# start of Provided records

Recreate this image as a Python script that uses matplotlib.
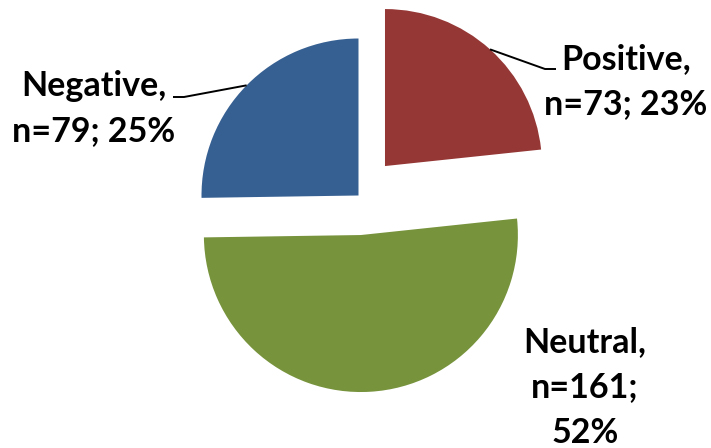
import numpy as np
import matplotlib
matplotlib.use("Agg")
import matplotlib.pyplot as plt

# Sentiment breakdown
categories = ["Positive", "Neutral", "Negative"]
counts = [73, 161, 79]
shares = [23, 52, 25]          # printed percentages
colors = ["#953735", "#77933C", "#376092"]

W, H, DPI = 711, 448, 100
fig = plt.figure(figsize=(W / DPI, H / DPI), dpi=DPI)
ax = fig.add_axes([0, 0, 1, 1])
ax.set_xlim(0, W)
ax.set_ylim(0, H)
ax.set_aspect("equal")
ax.axis("off")

center = (358.5, H - 195.5)
radius = 157
offset = 39.6
explode = [offset, offset, 0]

wedges, _ = ax.pie(counts, colors=colors, startangle=90, counterclock=False,
                   explode=explode, radius=radius, center=center,
                   wedgeprops=dict(linewidth=0))
ax.set_xlim(0, W)
ax.set_ylim(0, H)

font = dict(family=["Lato", "DejaVu Sans"], fontweight="bold",
            fontsize=24.5, color="black")
line_h = 45.5

def draw_label(lines, cx, top_baseline_img):
    for i, s in enumerate(lines):
        ax.text(cx, H - (top_baseline_img + i * line_h), s, ha="center",
                va="baseline", **font)

labels = [[f"{c},", f"n={n}; {p}%"] for c, n, p in zip(categories, counts, shares)]

# Positive label with leader line
w = wedges[0]
m = np.deg2rad((w.theta1 + w.theta2) / 2)
ax.plot([w.center[0] + radius * np.cos(m), 545, 556],
        [w.center[1] + radius * np.sin(m), H - 69, H - 69],
        color="black", lw=1.4, solid_capstyle="butt")
draw_label(labels[0], 626, 69)

# Negative label with leader line
w = wedges[2]
m = np.deg2rad((w.theta1 + w.theta2) / 2)
ax.plot([w.center[0] + radius * np.cos(m), 184, 173],
        [w.center[1] + radius * np.sin(m), H - 97, H - 97],
        color="black", lw=1.4, solid_capstyle="butt")
draw_label(labels[2], 94, 96)

# Neutral label (three lines, no leader)
draw_label([f"{categories[1]},", f"n={counts[1]};", f"{shares[1]}%"], 585, 352)

fig.savefig("out.png", dpi=DPI)
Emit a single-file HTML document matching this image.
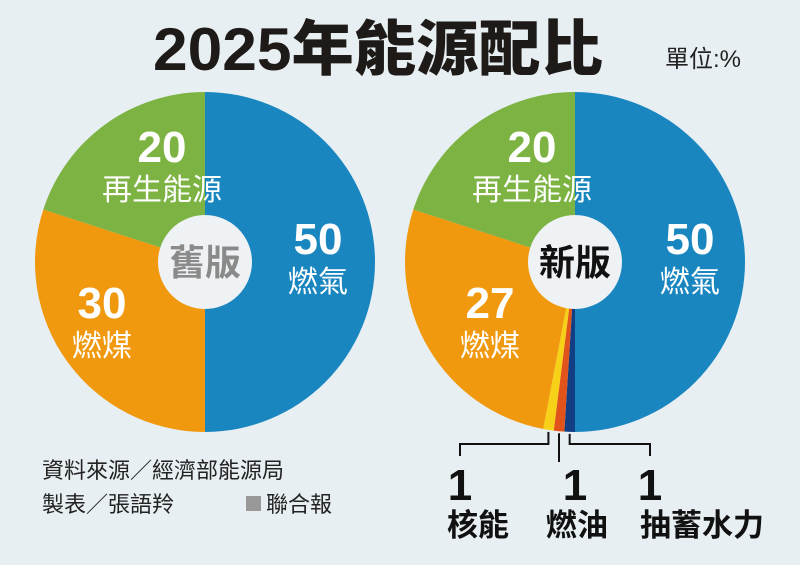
<!DOCTYPE html>
<html><head><meta charset="utf-8"><style>
body{margin:0;width:800px;height:560px;background:#e8eff2;overflow:hidden;font-family:"Liberation Sans","Noto Sans CJK TC",sans-serif}
svg text{font-family:"Liberation Sans","Noto Sans CJK TC",sans-serif}
</style></head><body>
<svg id="c" width="800" height="560">
<text x="153" y="70" textLength="450" lengthAdjust="spacingAndGlyphs" font-size="60" font-weight="900" fill="#1e1a18">2025年能源配比</text>
<text x="703" y="67" text-anchor="middle" font-size="24" fill="#222">單位:%</text>
<g id="pies"></g>
<text x="42" y="478" font-size="22" fill="#222">資料來源／經濟部能源局</text>
<text x="42" y="512" font-size="22" fill="#222">製表／張語羚</text>
<rect x="246" y="496" width="15" height="15" fill="#999"/>
<text x="266" y="512" font-size="22" fill="#222">聯合報</text>
</svg>
<script>
const categories=["燃氣","抽蓄水力","燃油","核能","燃煤","再生能源"];
const oldValues=[50,0,0,0,30,20];
const newValues=[50,1,1,1,27,20];
const colors=["#1a86c0","#123f84","#e0541c","#f7d117","#f0990f","#7cb342"];
const NS="http://www.w3.org/2000/svg";
const g=document.getElementById('pies');
function mk(t,a){const e=document.createElementNS(NS,t);for(const k in a)e.setAttribute(k,a[k]);return e;}
function pt(cx,cy,r,a){return [cx+r*Math.sin(a),cy-r*Math.cos(a)];}
function pie(cx,cy,vals,name,center){
 const tot=vals.reduce((a,b)=>a+b,0);const R=170,r0=47;let a=0;const mids=[];
 vals.forEach((v,i)=>{const a1=a+v/tot*2*Math.PI;mids.push([a,a1]);
  if(v>0){const[x0,y0]=pt(cx,cy,R,a),[x1,y1]=pt(cx,cy,R,a1);const lg=a1-a>Math.PI?1:0;
  const p=mk('path',{d:`M${cx},${cy}L${x0},${y0}A${R},${R} 0 ${lg} 1 ${x1},${y1}Z`,fill:colors[i]});
  
  
  g.appendChild(p);}a=a1;});
 const h=mk('circle',{cx:cx,cy:cy,r:r0,fill:'#eef2f4'});
 
 
 g.appendChild(h);
 const t=mk('text',{x:cx,y:cy+13,'text-anchor':'middle','font-size':36,'font-weight':'bold',fill:center=='舊版'?'#8a8a8a':'#111'});t.textContent=center;
 
 
 g.appendChild(t);
 return mids;
}
function lbl(x,y,num,txt,name){
 const n=mk('text',{x:x,y:y,'text-anchor':'middle','font-size':44,'font-weight':'bold',fill:'#fff'});n.textContent=num;
 
 
 g.appendChild(n);
 const t=mk('text',{x:x,y:y+38,'text-anchor':'middle','font-size':30,fill:'#fff'});t.textContent=txt;
 
 
 g.appendChild(t);
}
pie(205,262,oldValues,'old-pie','舊版');
lbl(318,254,oldValues[0],categories[0],'old-gas');
lbl(102,318,oldValues[4],categories[4],'old-coal');
lbl(162,162,oldValues[5],categories[5],'old-renewable');
const m=pie(575,262,newValues,'new-pie','新版');
lbl(690,254,newValues[0],categories[0],'new-gas');
lbl(490,318,newValues[4],categories[4],'new-coal');
lbl(532,162,newValues[5],categories[5],'new-renewable');
const small=[[3,460,478,'核能'],[2,575,577,'燃油'],[1,650,702,'抽蓄水力']];
small.forEach(([i,lx,tx,txt])=>{const am=(m[i][0]+m[i][1])/2;const[x,y]=pt(575,262,170,am);
 const path=mk('path',{d:lx==575?`M${x},${y+2}V462`:`M${x},${y+2}V444H${lx}V456`,stroke:'#111','stroke-width':2,fill:'none'});
 
 
 g.appendChild(path);
 const n=mk('text',{x:lx,y:500,'text-anchor':'middle','font-size':44,'font-weight':'bold',fill:'#111'});n.textContent=newValues[i];
 
 
 g.appendChild(n);
 const t=mk('text',{x:tx,y:536,'text-anchor':'middle','font-size':31,'font-weight':'bold',fill:'#111'});t.textContent=txt;
 
 
 g.appendChild(t);
});
</script>
</body></html>
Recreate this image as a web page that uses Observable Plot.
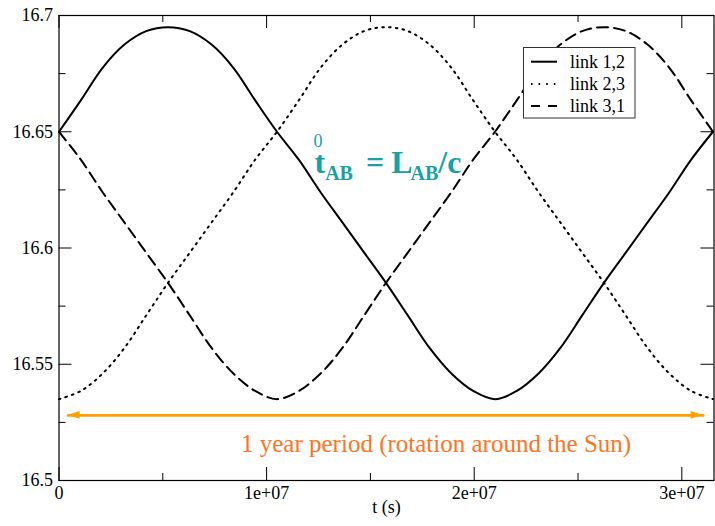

# end of Provided records

### Exercise prompt
Every entry above should be duplicated exactly. Do not include the images.

### The completed task
Recreate this image as a Python script that uses matplotlib.
import numpy as np
import matplotlib
matplotlib.use("Agg")
import matplotlib.pyplot as plt

# Sentiment breakdown
categories = ["Positive", "Neutral", "Negative"]
counts = [73, 161, 79]
shares = [23, 52, 25]          # printed percentages
colors = ["#953735", "#77933C", "#376092"]

W, H, DPI = 711, 448, 100
fig = plt.figure(figsize=(W / DPI, H / DPI), dpi=DPI)
ax = fig.add_axes([0, 0, 1, 1])
ax.set_xlim(0, W)
ax.set_ylim(0, H)
ax.set_aspect("equal")
ax.axis("off")

center = (358.5, H - 195.5)
radius = 157
offset = 39.6
explode = [offset, offset, 0]

wedges, _ = ax.pie(counts, colors=colors, startangle=90, counterclock=False,
                   explode=explode, radius=radius, center=center,
                   wedgeprops=dict(linewidth=0))
ax.set_xlim(0, W)
ax.set_ylim(0, H)

font = dict(family=["Lato", "DejaVu Sans"], fontweight="bold",
            fontsize=24.5, color="black")
line_h = 45.5

def draw_label(lines, cx, top_baseline_img):
    for i, s in enumerate(lines):
        ax.text(cx, H - (top_baseline_img + i * line_h), s, ha="center",
                va="baseline", **font)

labels = [[f"{c},", f"n={n}; {p}%"] for c, n, p in zip(categories, counts, shares)]

# Positive label with leader line
w = wedges[0]
m = np.deg2rad((w.theta1 + w.theta2) / 2)
ax.plot([w.center[0] + radius * np.cos(m), 545, 556],
        [w.center[1] + radius * np.sin(m), H - 69, H - 69],
        color="black", lw=1.4, solid_capstyle="butt")
draw_label(labels[0], 626, 69)

# Negative label with leader line
w = wedges[2]
m = np.deg2rad((w.theta1 + w.theta2) / 2)
ax.plot([w.center[0] + radius * np.cos(m), 184, 173],
        [w.center[1] + radius * np.sin(m), H - 97, H - 97],
        color="black", lw=1.4, solid_capstyle="butt")
draw_label(labels[2], 94, 96)

# Neutral label (three lines, no leader)
draw_label([f"{categories[1]},", f"n={counts[1]};", f"{shares[1]}%"], 585, 352)

fig.savefig("out.png", dpi=DPI)
Emit a single-file HTML document matching this image.
<!DOCTYPE html>
<html><head><meta charset="utf-8"><style>
body{margin:0;width:800px;height:560px;background:#e8eff2;overflow:hidden;font-family:"Liberation Sans","Noto Sans CJK TC",sans-serif}
svg text{font-family:"Liberation Sans","Noto Sans CJK TC",sans-serif}
</style></head><body>
<svg id="c" width="800" height="560">
<text x="153" y="70" textLength="450" lengthAdjust="spacingAndGlyphs" font-size="60" font-weight="900" fill="#1e1a18">2025年能源配比</text>
<text x="703" y="67" text-anchor="middle" font-size="24" fill="#222">單位:%</text>
<g id="pies"></g>
<text x="42" y="478" font-size="22" fill="#222">資料來源／經濟部能源局</text>
<text x="42" y="512" font-size="22" fill="#222">製表／張語羚</text>
<rect x="246" y="496" width="15" height="15" fill="#999"/>
<text x="266" y="512" font-size="22" fill="#222">聯合報</text>
</svg>
<script>
const categories=["燃氣","抽蓄水力","燃油","核能","燃煤","再生能源"];
const oldValues=[50,0,0,0,30,20];
const newValues=[50,1,1,1,27,20];
const colors=["#1a86c0","#123f84","#e0541c","#f7d117","#f0990f","#7cb342"];
const NS="http://www.w3.org/2000/svg";
const g=document.getElementById('pies');
function mk(t,a){const e=document.createElementNS(NS,t);for(const k in a)e.setAttribute(k,a[k]);return e;}
function pt(cx,cy,r,a){return [cx+r*Math.sin(a),cy-r*Math.cos(a)];}
function pie(cx,cy,vals,name,center){
 const tot=vals.reduce((a,b)=>a+b,0);const R=170,r0=47;let a=0;const mids=[];
 vals.forEach((v,i)=>{const a1=a+v/tot*2*Math.PI;mids.push([a,a1]);
  if(v>0){const[x0,y0]=pt(cx,cy,R,a),[x1,y1]=pt(cx,cy,R,a1);const lg=a1-a>Math.PI?1:0;
  const p=mk('path',{d:`M${cx},${cy}L${x0},${y0}A${R},${R} 0 ${lg} 1 ${x1},${y1}Z`,fill:colors[i]});
  
  
  g.appendChild(p);}a=a1;});
 const h=mk('circle',{cx:cx,cy:cy,r:r0,fill:'#eef2f4'});
 
 
 g.appendChild(h);
 const t=mk('text',{x:cx,y:cy+13,'text-anchor':'middle','font-size':36,'font-weight':'bold',fill:center=='舊版'?'#8a8a8a':'#111'});t.textContent=center;
 
 
 g.appendChild(t);
 return mids;
}
function lbl(x,y,num,txt,name){
 const n=mk('text',{x:x,y:y,'text-anchor':'middle','font-size':44,'font-weight':'bold',fill:'#fff'});n.textContent=num;
 
 
 g.appendChild(n);
 const t=mk('text',{x:x,y:y+38,'text-anchor':'middle','font-size':30,fill:'#fff'});t.textContent=txt;
 
 
 g.appendChild(t);
}
pie(205,262,oldValues,'old-pie','舊版');
lbl(318,254,oldValues[0],categories[0],'old-gas');
lbl(102,318,oldValues[4],categories[4],'old-coal');
lbl(162,162,oldValues[5],categories[5],'old-renewable');
const m=pie(575,262,newValues,'new-pie','新版');
lbl(690,254,newValues[0],categories[0],'new-gas');
lbl(490,318,newValues[4],categories[4],'new-coal');
lbl(532,162,newValues[5],categories[5],'new-renewable');
const small=[[3,460,478,'核能'],[2,575,577,'燃油'],[1,650,702,'抽蓄水力']];
small.forEach(([i,lx,tx,txt])=>{const am=(m[i][0]+m[i][1])/2;const[x,y]=pt(575,262,170,am);
 const path=mk('path',{d:lx==575?`M${x},${y+2}V462`:`M${x},${y+2}V444H${lx}V456`,stroke:'#111','stroke-width':2,fill:'none'});
 
 
 g.appendChild(path);
 const n=mk('text',{x:lx,y:500,'text-anchor':'middle','font-size':44,'font-weight':'bold',fill:'#111'});n.textContent=newValues[i];
 
 
 g.appendChild(n);
 const t=mk('text',{x:tx,y:536,'text-anchor':'middle','font-size':31,'font-weight':'bold',fill:'#111'});t.textContent=txt;
 
 
 g.appendChild(t);
});
</script>
</body></html>
Recreate this image as a web page that uses Observable Plot.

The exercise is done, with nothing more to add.